• Task input

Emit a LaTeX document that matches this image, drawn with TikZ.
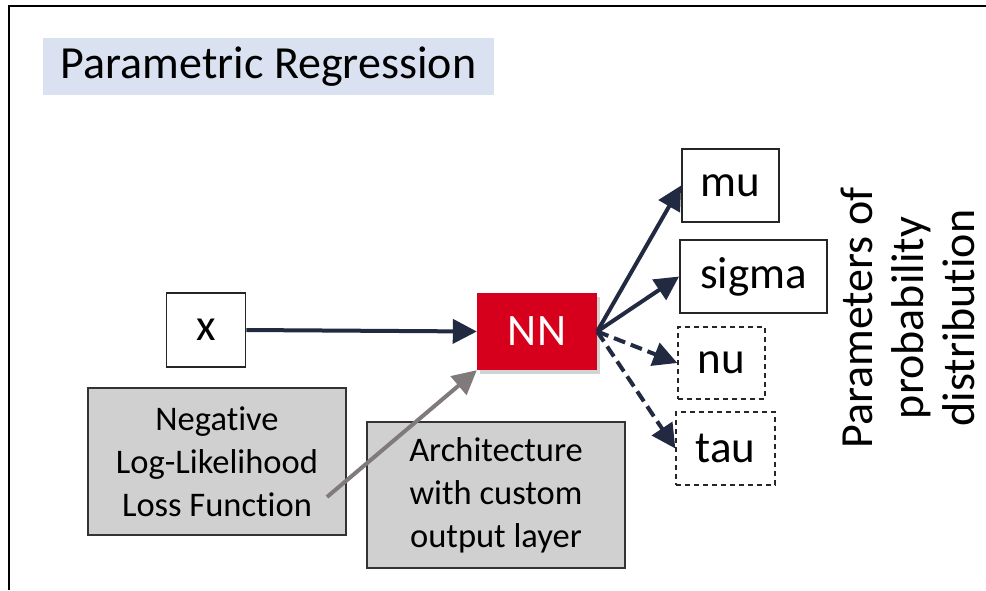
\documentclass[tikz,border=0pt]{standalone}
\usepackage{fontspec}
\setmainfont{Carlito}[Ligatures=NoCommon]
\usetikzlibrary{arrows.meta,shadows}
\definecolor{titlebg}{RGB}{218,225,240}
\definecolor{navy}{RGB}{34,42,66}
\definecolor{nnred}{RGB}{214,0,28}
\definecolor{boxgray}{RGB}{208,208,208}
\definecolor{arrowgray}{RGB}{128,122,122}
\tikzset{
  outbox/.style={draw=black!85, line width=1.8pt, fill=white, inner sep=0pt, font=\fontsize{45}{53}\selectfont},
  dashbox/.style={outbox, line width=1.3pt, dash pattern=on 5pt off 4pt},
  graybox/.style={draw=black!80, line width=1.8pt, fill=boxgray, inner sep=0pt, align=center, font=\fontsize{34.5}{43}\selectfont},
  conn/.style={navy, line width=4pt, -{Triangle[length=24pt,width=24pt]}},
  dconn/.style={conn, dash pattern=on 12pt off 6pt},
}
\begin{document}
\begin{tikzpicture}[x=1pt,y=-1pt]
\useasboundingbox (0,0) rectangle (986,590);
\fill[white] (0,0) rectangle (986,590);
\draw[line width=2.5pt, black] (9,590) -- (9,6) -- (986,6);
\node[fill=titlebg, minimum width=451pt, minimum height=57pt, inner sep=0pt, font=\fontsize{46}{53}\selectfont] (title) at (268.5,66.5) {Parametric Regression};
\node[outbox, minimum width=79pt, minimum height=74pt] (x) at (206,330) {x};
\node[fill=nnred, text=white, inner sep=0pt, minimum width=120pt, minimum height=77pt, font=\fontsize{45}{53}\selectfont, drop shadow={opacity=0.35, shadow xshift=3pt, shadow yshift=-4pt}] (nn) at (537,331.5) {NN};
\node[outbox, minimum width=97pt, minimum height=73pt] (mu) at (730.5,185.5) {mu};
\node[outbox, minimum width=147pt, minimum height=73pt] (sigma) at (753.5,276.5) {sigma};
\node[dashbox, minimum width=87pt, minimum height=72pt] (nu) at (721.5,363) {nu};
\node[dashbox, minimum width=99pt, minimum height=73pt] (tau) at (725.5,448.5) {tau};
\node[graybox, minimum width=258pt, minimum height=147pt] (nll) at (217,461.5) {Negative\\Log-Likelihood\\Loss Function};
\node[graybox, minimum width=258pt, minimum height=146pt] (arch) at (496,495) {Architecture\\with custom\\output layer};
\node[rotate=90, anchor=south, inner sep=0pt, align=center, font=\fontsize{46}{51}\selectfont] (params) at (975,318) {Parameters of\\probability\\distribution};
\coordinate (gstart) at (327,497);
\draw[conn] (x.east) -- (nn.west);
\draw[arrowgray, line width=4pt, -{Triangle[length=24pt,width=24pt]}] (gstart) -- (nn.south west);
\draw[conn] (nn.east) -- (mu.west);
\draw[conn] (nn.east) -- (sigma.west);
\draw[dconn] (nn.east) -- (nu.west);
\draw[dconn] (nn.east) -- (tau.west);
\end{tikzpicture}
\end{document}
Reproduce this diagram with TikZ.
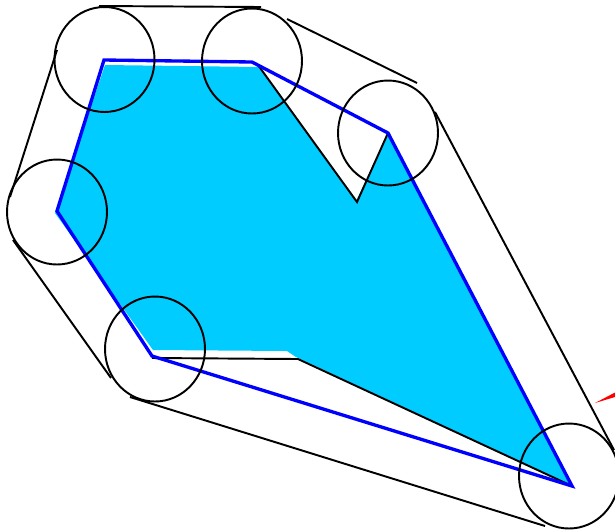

• Directive
Reproduce the records, all of them, word for word; omit the pictures.

• Full solution
Emit a LaTeX document that matches this image, drawn with TikZ.
\documentclass[tikz,border=0pt]{standalone}
\usepackage{fontspec}
\setmainfont{Carlito}[Ligatures=NoCommon]
\usetikzlibrary{arrows.meta,shadows}
\definecolor{titlebg}{RGB}{218,225,240}
\definecolor{navy}{RGB}{34,42,66}
\definecolor{nnred}{RGB}{214,0,28}
\definecolor{boxgray}{RGB}{208,208,208}
\definecolor{arrowgray}{RGB}{128,122,122}
\tikzset{
  outbox/.style={draw=black!85, line width=1.8pt, fill=white, inner sep=0pt, font=\fontsize{45}{53}\selectfont},
  dashbox/.style={outbox, line width=1.3pt, dash pattern=on 5pt off 4pt},
  graybox/.style={draw=black!80, line width=1.8pt, fill=boxgray, inner sep=0pt, align=center, font=\fontsize{34.5}{43}\selectfont},
  conn/.style={navy, line width=4pt, -{Triangle[length=24pt,width=24pt]}},
  dconn/.style={conn, dash pattern=on 12pt off 6pt},
}
\begin{document}
\begin{tikzpicture}[x=1pt,y=-1pt]
\useasboundingbox (0,0) rectangle (986,590);
\fill[white] (0,0) rectangle (986,590);
\draw[line width=2.5pt, black] (9,590) -- (9,6) -- (986,6);
\node[fill=titlebg, minimum width=451pt, minimum height=57pt, inner sep=0pt, font=\fontsize{46}{53}\selectfont] (title) at (268.5,66.5) {Parametric Regression};
\node[outbox, minimum width=79pt, minimum height=74pt] (x) at (206,330) {x};
\node[fill=nnred, text=white, inner sep=0pt, minimum width=120pt, minimum height=77pt, font=\fontsize{45}{53}\selectfont, drop shadow={opacity=0.35, shadow xshift=3pt, shadow yshift=-4pt}] (nn) at (537,331.5) {NN};
\node[outbox, minimum width=97pt, minimum height=73pt] (mu) at (730.5,185.5) {mu};
\node[outbox, minimum width=147pt, minimum height=73pt] (sigma) at (753.5,276.5) {sigma};
\node[dashbox, minimum width=87pt, minimum height=72pt] (nu) at (721.5,363) {nu};
\node[dashbox, minimum width=99pt, minimum height=73pt] (tau) at (725.5,448.5) {tau};
\node[graybox, minimum width=258pt, minimum height=147pt] (nll) at (217,461.5) {Negative\\Log-Likelihood\\Loss Function};
\node[graybox, minimum width=258pt, minimum height=146pt] (arch) at (496,495) {Architecture\\with custom\\output layer};
\node[rotate=90, anchor=south, inner sep=0pt, align=center, font=\fontsize{46}{51}\selectfont] (params) at (975,318) {Parameters of\\probability\\distribution};
\coordinate (gstart) at (327,497);
\draw[conn] (x.east) -- (nn.west);
\draw[arrowgray, line width=4pt, -{Triangle[length=24pt,width=24pt]}] (gstart) -- (nn.south west);
\draw[conn] (nn.east) -- (mu.west);
\draw[conn] (nn.east) -- (sigma.west);
\draw[dconn] (nn.east) -- (nu.west);
\draw[dconn] (nn.east) -- (tau.west);
\end{tikzpicture}
\end{document}
Reproduce this diagram with TikZ.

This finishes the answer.